Keeping Up With User Policies (Part II of II)
Column: Tricks & Tips
From the Oct. 2009 Issue
[Part II of a II Part Series - Read Part I]
If you’re like most consumers, you simply click through the license agreement when you use a program and never bother to read the terms of use on websites you use for work. If you don’t think it matters, how would you feel about taking that same approach to other contracts, such as mortgages and car loans?
In my last column (www.CPATechAdvisor.com/go/2496), I discussed the potential legal issues that modern technology users face, even though most don’t even recognize them. In our professional and personal lives, we sign contracts every day that we don’t even read, under the assumption that,
A) The agreement hasn’t changed since the last time we used the technology; and,
B) That the company whose program or service we are using would not risk their business relationship by implementing policies that would anger its users.
DUE DILIGENCE?
These contracts are the user agreements and terms of use policies that we agree
to, without reading, every time we use a hosted program, website, online email
or traditional programs with automatic update features. This is naïve.
And if these websites or programs are used for work involving sensitive client
data (what client data isn’t?), then you need to evaluate whether or not
you are performing your due diligence.
Is it enough to assume that your vendor would never do you wrong? In most cases, especially with established technology vendors, they probably would not. But when is probably an answer to whether you are performing due diligence with regard to your client data? So the answer is no, but what can be done about it?
The biggest challenge when using websites or hosted programs is that the user agreements can change at almost any time, and with little or no notice. And as I stated last month, nobody has the time to read these agreements prior to each use, especially considering the legal jargon used. I am a major advocate of hosted programs. They are more convenient for end-users as well as technology vendors. Likewise, Web 2.0 websites provide great resources for professional use and for online recreation. But how can we be informed users and consumers of these technologies without opening ourselves and potentially our employers up to potential liability?
THE CLEARINGHOUSE
A possible solution is a clearinghouse that would alert users to changes in
the terms of service, privacy policies and other agreements for technologies
they use. This would not be a government entity, but rather an organization
funded voluntarily by the technology sector. I’ll address the funding
issue in a bit, but first I need to define the how and what of the organization.
HOW IT WOULD WORK FOR TECHNOLOGY USERS
If a person or business is concerned about potential changes in the agreement
terms they have with technology companies, especially hosted programs and websites,
they could sign up online to be notified of changes to particular sites or programs
they use, which they would note on selection lists. All that would be required
is an email address, to which alerts would be sent. The user would determine
how frequently they wanted to be alerted.
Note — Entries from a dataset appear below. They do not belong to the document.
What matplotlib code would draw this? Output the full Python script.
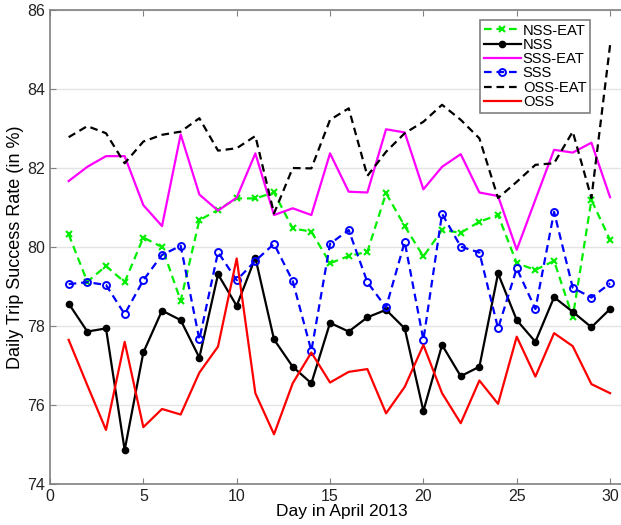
import numpy as np
import matplotlib
matplotlib.use("Agg")
import matplotlib.pyplot as plt

plt.rcParams['font.family'] = ['Liberation Sans', 'DejaVu Sans']
plt.rcParams['lines.scale_dashes'] = False

days = list(range(1, 31))

nss_eat = [80.32, 79.12, 79.52, 79.11, 80.24, 80.00, 78.64, 80.68, 80.94, 81.23,
           81.23, 81.38, 80.47, 80.39, 79.59, 79.77, 79.88, 81.36, 80.53, 79.76,
           80.43, 80.36, 80.64, 80.81, 79.59, 79.42, 79.65, 78.22, 81.19, 80.18]
nss = [78.57, 77.86, 77.94, 74.86, 77.33, 78.39, 78.15, 77.20, 79.31, 78.51,
       79.73, 77.66, 76.97, 76.55, 78.08, 77.86, 78.22, 78.41, 77.94, 75.85,
       77.52, 76.73, 76.97, 79.33, 78.15, 77.60, 78.73, 78.36, 77.97, 78.43]
sss_eat = [81.67, 82.03, 82.30, 82.30, 81.06, 80.53, 82.85, 81.33, 80.92, 81.25,
           82.37, 80.81, 80.98, 80.81, 82.37, 81.40, 81.38, 82.98, 82.90, 81.46,
           82.03, 82.35, 81.38, 81.29, 79.93, 81.20, 82.46, 82.39, 82.64, 81.26]
sss = [79.06, 79.11, 79.04, 78.30, 79.16, 79.80, 80.03, 77.66, 79.87, 79.16,
       79.65, 80.08, 79.14, 77.37, 80.08, 80.43, 79.11, 78.47, 80.13, 77.65,
       80.84, 80.01, 79.86, 77.94, 79.46, 78.43, 80.89, 78.97, 78.72, 79.08]
oss_eat = [82.78, 83.06, 82.88, 82.12, 82.67, 82.84, 82.92, 83.26, 82.44, 82.50,
           82.81, 80.85, 82.00, 81.99, 83.22, 83.51, 81.80, 82.41, 82.88, 83.17,
           83.60, 83.22, 82.75, 81.24, 81.65, 82.08, 82.12, 82.92, 81.24, 85.11]
oss = [77.65, 76.50, 75.37, 77.60, 75.44, 75.90, 75.76, 76.82, 77.48, 79.71,
       76.30, 75.26, 76.55, 77.33, 76.57, 76.84, 76.91, 75.79, 76.46, 77.52,
       76.30, 75.54, 76.62, 76.03, 77.73, 76.72, 77.82, 77.49, 76.53, 76.30]

fig = plt.figure(figsize=(6.21, 5.25), dpi=100)
# axes run a little past the right edge of the figure
ax = fig.add_axes([0.0805, 0.078, 0.941, 0.903])

dash = (5.5, 3.5)
lw = 1.6
ax.plot(days, nss_eat, color='#00ee00', linestyle='--', dashes=dash, lw=lw,
        marker='x', ms=5, mew=1.5, label='NSS-EAT')
ax.plot(days, nss, color='black', linestyle='-', lw=lw,
        marker='o', ms=4.5, label='NSS')
ax.plot(days, sss_eat, color='#ff00ff', linestyle='-', lw=lw, label='SSS-EAT')
ax.plot(days, sss, color='#0000ff', linestyle='--', dashes=dash, lw=lw,
        marker='o', ms=5, mfc='none', mew=1.4, label='SSS')
ax.plot(days, oss_eat, color='black', linestyle='--', dashes=dash, lw=lw,
        label='OSS-EAT')
ax.plot(days, oss, color='#ff0000', linestyle='-', lw=lw, label='OSS')

ax.set_xlim(0, 31.3)
ax.set_ylim(74, 86)
ax.set_xticks([0, 5, 10, 15, 20, 25, 30])
ax.set_yticks([74, 76, 78, 80, 82, 84, 86])
ax.yaxis.grid(True, color='#e4e4e4', lw=1)
ax.set_axisbelow(True)
ax.tick_params(direction='in', top=True, right=True, length=4,
               labelsize=11.5, colors='#808080', labelcolor='#222222')
for sp in ax.spines.values():
    sp.set_color('#808080')
    sp.set_linewidth(1.2)

ax.set_xlabel('Day in April 2013', fontsize=12.5, labelpad=0)
ax.set_ylabel('Daily Trip Success Rate (in %)', fontsize=13, labelpad=2)

leg = ax.legend(loc='upper left', bbox_to_anchor=(0.736, 0.979), fontsize=10.6,
                handlelength=2.5, handletextpad=0.15, labelspacing=0.02,
                borderpad=0.25, borderaxespad=0, fancybox=False, framealpha=1)
leg.get_frame().set_edgecolor('#808080')
leg.get_frame().set_linewidth(1.2)

fig.savefig('out.png', dpi=100)
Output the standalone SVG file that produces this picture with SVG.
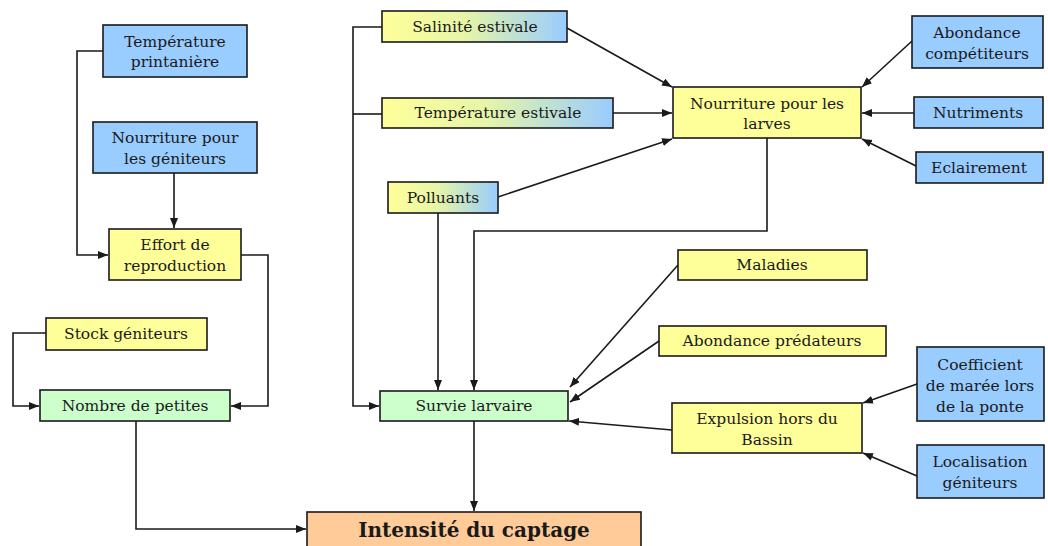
<svg xmlns="http://www.w3.org/2000/svg" width="1048" height="546" viewBox="0 0 1048 546">
<style>
.b{stroke:#1a1a1a;stroke-width:1.6}
.bl{fill:#99ccff}.ye{fill:#ffff99}.gr{fill:#ccffcc}.or{fill:#ffcc99}.gd{fill:url(#g)}
text{font-family:"DejaVu Serif","Liberation Serif",serif;font-size:15.5px;fill:#1a1a1a;text-anchor:middle}
.big{font-size:20px;font-weight:bold}
.c path{fill:none;stroke:#1a1a1a;stroke-width:1.6}
.c .a{marker-end:url(#ar)}
</style>
<defs>
<linearGradient id="g" x1="0" y1="0" x2="1" y2="0">
<stop offset="0" stop-color="#ffff99"/><stop offset="0.45" stop-color="#e6f5a8"/><stop offset="1" stop-color="#99ccff"/>
</linearGradient>
<marker id="ar" markerWidth="11" markerHeight="9" refX="10" refY="4" orient="auto" markerUnits="userSpaceOnUse">
<path d="M0,0 L10,4 L0,8 z" fill="#1a1a1a"/>
</marker>
</defs>
<g class="c">
<path class="a" d="M103,51 H77 V255 H108"/>
<path class="a" d="M174,173 V228"/>
<path class="a" d="M241,255 H268 V406 H231"/>
<path class="a" d="M46,333 H13 V406 H39"/>
<path class="a" d="M136,421 V529 H306"/>
<path class="a" d="M382,27 H353 V406 H379"/>
<path d="M382,114 H353"/>
<path class="a" d="M438,213 V390"/>
<path class="a" d="M767,138 V231 H474 V390"/>
<path class="a" d="M474,421 V511"/>
<path class="a" d="M567,28 L672,87"/>
<path class="a" d="M613,113 H672"/>
<path class="a" d="M498,197 L672,139"/>
<path class="a" d="M912,41 L862,87"/>
<path class="a" d="M914,113 H862"/>
<path class="a" d="M916,166 L862,139"/>
<path class="a" d="M678,265 L570,387"/>
<path class="a" d="M659,341 L570,402"/>
<path class="a" d="M672,430 L569,421"/>
<path class="a" d="M917,384 L863,403"/>
<path class="a" d="M917,476 L863,453"/>
</g>
<g id="temperature-printaniere"><rect class="b bl" x="103" y="25" width="144" height="52"/><text x="175" y="47">Température</text><text x="175" y="67">printanière</text></g>
<g id="nourriture-geniteurs"><rect class="b bl" x="93" y="122" width="164" height="51"/><text x="175" y="143">Nourriture pour</text><text x="175" y="164">les géniteurs</text></g>
<g id="effort-reproduction"><rect class="b ye" x="109" y="229" width="132" height="51"/><text x="175" y="250">Effort de</text><text x="175" y="271">reproduction</text></g>
<g id="stock-geniteurs"><rect class="b ye" x="46" y="318" width="161" height="32"/><text x="126" y="339">Stock géniteurs</text></g>
<g id="nombre-petites"><rect class="b gr" x="40" y="390" width="190" height="31"/><text x="135" y="411">Nombre de petites</text></g>
<g id="intensite-captage"><rect class="b or" x="307" y="512" width="334" height="42"/><text class="big" x="474" y="537">Intensité du captage</text></g>
<g id="salinite-estivale"><rect class="b gd" x="382" y="11" width="185" height="31"/><text x="475" y="32">Salinité estivale</text></g>
<g id="temperature-estivale"><rect class="b gd" x="382" y="98" width="231" height="30"/><text x="498" y="118">Température estivale</text></g>
<g id="polluants"><rect class="b gd" x="388" y="182" width="110" height="31"/><text x="443" y="203">Polluants</text></g>
<g id="survie-larvaire"><rect class="b gr" x="380" y="391" width="188" height="30"/><text x="474" y="411">Survie larvaire</text></g>
<g id="nourriture-larves"><rect class="b ye" x="673" y="87" width="188" height="51"/><text x="767" y="109">Nourriture pour les</text><text x="767" y="129">larves</text></g>
<g id="abondance-competiteurs"><rect class="b bl" x="912" y="16" width="131" height="52"/><text x="977" y="38">Abondance</text><text x="977" y="59">compétiteurs</text></g>
<g id="nutriments"><rect class="b bl" x="914" y="97" width="129" height="31"/><text x="978" y="118">Nutriments</text></g>
<g id="eclairement"><rect class="b bl" x="916" y="152" width="127" height="31"/><text x="979" y="173">Eclairement</text></g>
<g id="maladies"><rect class="b ye" x="678" y="250" width="189" height="30"/><text x="772" y="270">Maladies</text></g>
<g id="abondance-predateurs"><rect class="b ye" x="659" y="326" width="227" height="30"/><text x="772" y="346">Abondance prédateurs</text></g>
<g id="expulsion-bassin"><rect class="b ye" x="672" y="403" width="190" height="50"/><text x="767" y="424">Expulsion hors du</text><text x="767" y="445">Bassin</text></g>
<g id="coefficient-maree"><rect class="b bl" x="917" y="347" width="127" height="74"/><text x="980" y="370">Coefficient</text><text x="980" y="391">de marée lors</text><text x="980" y="412">de la ponte</text></g>
<g id="localisation-geniteurs"><rect class="b bl" x="917" y="445" width="127" height="53"/><text x="980" y="467">Localisation</text><text x="980" y="488">géniteurs</text></g>
</svg>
The clearinghouse would also include ratings of the significance of these changes, say from Level 1 being the least notable changes to a terms of use or privacy agreement (minor edits, clarification, etc.) to Level 5, which would represent the most significant changes that could impact many users. This would allow users to also determine the level at which they wanted to be alerted (as in, “How big a change to the user agreement do you want to be notified about?”). When a consumer would receive an alert, the email would provide links to view the previous and new versions of their agreement, and let them decide whether it was of concern.